Data section:
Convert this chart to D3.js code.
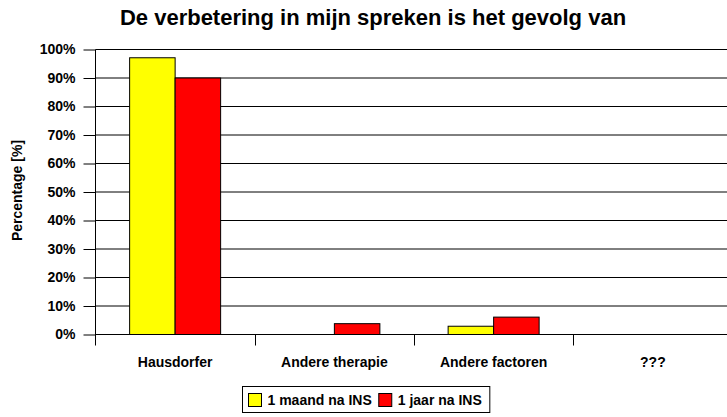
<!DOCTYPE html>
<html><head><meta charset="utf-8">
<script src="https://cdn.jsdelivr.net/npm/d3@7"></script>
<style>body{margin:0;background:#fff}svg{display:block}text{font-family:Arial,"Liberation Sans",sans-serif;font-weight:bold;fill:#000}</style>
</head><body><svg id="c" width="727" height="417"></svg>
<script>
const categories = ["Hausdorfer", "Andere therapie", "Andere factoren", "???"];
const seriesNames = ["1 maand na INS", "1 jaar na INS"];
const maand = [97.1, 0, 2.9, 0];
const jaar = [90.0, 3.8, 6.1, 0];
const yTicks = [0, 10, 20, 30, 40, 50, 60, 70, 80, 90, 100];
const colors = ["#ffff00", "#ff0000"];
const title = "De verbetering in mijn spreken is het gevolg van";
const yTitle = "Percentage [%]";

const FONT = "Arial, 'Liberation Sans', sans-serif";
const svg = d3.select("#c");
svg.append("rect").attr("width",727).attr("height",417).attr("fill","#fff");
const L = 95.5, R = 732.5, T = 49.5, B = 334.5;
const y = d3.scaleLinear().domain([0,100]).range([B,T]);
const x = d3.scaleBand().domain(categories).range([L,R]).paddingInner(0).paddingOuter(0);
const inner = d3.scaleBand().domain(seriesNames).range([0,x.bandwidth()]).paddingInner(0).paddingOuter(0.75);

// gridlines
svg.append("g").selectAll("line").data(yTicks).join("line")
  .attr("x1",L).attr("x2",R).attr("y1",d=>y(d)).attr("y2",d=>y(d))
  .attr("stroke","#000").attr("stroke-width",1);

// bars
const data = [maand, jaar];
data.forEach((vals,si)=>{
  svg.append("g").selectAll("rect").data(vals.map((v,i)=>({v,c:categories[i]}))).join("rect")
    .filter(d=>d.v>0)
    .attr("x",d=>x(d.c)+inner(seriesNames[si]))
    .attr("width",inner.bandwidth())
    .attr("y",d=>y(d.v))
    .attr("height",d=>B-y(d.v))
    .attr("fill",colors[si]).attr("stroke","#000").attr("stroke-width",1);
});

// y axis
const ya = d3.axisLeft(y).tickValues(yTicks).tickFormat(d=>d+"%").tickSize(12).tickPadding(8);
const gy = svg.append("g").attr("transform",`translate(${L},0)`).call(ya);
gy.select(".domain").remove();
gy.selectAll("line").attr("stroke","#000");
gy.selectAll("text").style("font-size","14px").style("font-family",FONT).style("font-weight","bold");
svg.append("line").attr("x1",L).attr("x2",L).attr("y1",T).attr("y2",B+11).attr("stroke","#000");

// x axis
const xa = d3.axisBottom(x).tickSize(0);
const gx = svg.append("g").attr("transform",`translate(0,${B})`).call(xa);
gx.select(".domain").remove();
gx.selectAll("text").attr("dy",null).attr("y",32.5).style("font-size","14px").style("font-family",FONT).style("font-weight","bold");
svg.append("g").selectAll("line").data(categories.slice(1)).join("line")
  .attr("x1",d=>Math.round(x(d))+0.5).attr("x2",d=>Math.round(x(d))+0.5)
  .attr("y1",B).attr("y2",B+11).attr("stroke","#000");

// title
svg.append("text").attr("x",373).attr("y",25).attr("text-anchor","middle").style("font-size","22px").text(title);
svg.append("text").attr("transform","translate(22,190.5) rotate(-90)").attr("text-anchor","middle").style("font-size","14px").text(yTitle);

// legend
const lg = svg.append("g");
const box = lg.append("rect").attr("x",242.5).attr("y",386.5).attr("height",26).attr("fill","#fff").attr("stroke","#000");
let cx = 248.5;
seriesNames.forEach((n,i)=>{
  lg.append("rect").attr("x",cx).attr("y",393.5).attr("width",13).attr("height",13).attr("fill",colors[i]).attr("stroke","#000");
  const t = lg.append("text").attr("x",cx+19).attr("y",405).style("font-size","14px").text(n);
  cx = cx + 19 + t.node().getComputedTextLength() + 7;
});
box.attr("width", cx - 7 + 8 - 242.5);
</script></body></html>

---

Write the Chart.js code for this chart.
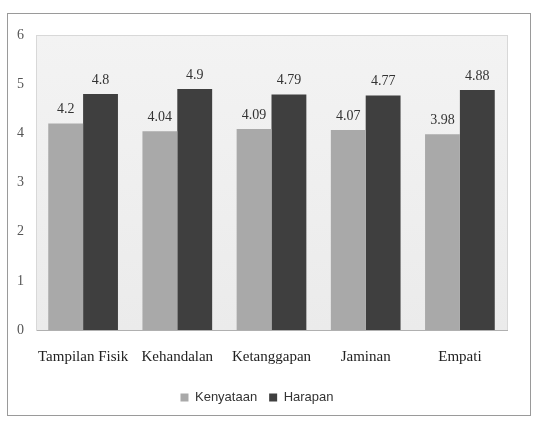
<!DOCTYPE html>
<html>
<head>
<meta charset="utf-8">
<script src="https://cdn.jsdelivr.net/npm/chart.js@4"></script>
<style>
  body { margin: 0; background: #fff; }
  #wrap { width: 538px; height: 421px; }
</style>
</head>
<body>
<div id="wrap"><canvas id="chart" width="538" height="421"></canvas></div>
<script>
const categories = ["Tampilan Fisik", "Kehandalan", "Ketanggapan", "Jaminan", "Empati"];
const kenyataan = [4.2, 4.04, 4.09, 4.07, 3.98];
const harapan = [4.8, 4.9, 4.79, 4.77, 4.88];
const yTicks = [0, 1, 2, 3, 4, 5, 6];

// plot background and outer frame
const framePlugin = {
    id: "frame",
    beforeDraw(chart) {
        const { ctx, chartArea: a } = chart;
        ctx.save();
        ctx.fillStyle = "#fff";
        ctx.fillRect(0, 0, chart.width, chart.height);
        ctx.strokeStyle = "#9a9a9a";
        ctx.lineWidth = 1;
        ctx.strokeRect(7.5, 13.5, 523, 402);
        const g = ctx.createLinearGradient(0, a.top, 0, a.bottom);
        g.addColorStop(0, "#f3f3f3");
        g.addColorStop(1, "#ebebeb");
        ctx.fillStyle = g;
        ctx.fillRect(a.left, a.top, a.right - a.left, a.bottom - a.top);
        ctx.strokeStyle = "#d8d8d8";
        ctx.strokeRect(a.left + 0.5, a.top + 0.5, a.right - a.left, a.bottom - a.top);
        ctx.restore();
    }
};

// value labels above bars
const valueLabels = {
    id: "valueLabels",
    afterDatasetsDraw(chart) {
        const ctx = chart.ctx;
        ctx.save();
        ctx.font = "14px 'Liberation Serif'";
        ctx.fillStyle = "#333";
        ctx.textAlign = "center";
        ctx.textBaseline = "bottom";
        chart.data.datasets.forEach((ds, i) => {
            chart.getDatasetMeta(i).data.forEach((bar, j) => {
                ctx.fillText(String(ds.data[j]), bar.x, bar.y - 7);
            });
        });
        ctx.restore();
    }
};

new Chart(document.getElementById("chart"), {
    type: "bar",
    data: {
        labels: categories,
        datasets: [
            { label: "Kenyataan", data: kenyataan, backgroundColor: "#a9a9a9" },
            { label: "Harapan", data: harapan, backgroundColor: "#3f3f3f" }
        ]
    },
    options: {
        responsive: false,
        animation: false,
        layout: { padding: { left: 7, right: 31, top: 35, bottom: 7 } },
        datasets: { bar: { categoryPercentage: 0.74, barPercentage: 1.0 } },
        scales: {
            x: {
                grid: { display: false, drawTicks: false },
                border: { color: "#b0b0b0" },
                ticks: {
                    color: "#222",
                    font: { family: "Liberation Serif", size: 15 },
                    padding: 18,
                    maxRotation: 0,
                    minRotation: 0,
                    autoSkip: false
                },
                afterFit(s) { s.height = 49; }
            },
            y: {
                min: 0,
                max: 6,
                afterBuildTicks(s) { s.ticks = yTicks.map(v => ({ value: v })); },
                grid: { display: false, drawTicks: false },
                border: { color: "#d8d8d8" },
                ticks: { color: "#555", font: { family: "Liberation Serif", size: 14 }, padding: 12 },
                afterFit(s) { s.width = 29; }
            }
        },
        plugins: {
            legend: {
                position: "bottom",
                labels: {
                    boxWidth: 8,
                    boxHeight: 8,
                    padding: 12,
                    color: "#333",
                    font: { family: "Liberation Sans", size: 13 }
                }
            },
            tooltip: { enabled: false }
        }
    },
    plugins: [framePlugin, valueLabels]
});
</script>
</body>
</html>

Your goal: Return exactly the lines from the one with "Write the Chart.js code for this chart." to the one with "const yTicks = [0, 1, 2, 3, 4, 5, 6];", inclusive, and nothing else; skip the pictures.

Problem solution:
Write the Chart.js code for this chart.
<!DOCTYPE html>
<html>
<head>
<meta charset="utf-8">
<script src="https://cdn.jsdelivr.net/npm/chart.js@4"></script>
<style>
  body { margin: 0; background: #fff; }
  #wrap { width: 538px; height: 421px; }
</style>
</head>
<body>
<div id="wrap"><canvas id="chart" width="538" height="421"></canvas></div>
<script>
const categories = ["Tampilan Fisik", "Kehandalan", "Ketanggapan", "Jaminan", "Empati"];
const kenyataan = [4.2, 4.04, 4.09, 4.07, 3.98];
const harapan = [4.8, 4.9, 4.79, 4.77, 4.88];
const yTicks = [0, 1, 2, 3, 4, 5, 6];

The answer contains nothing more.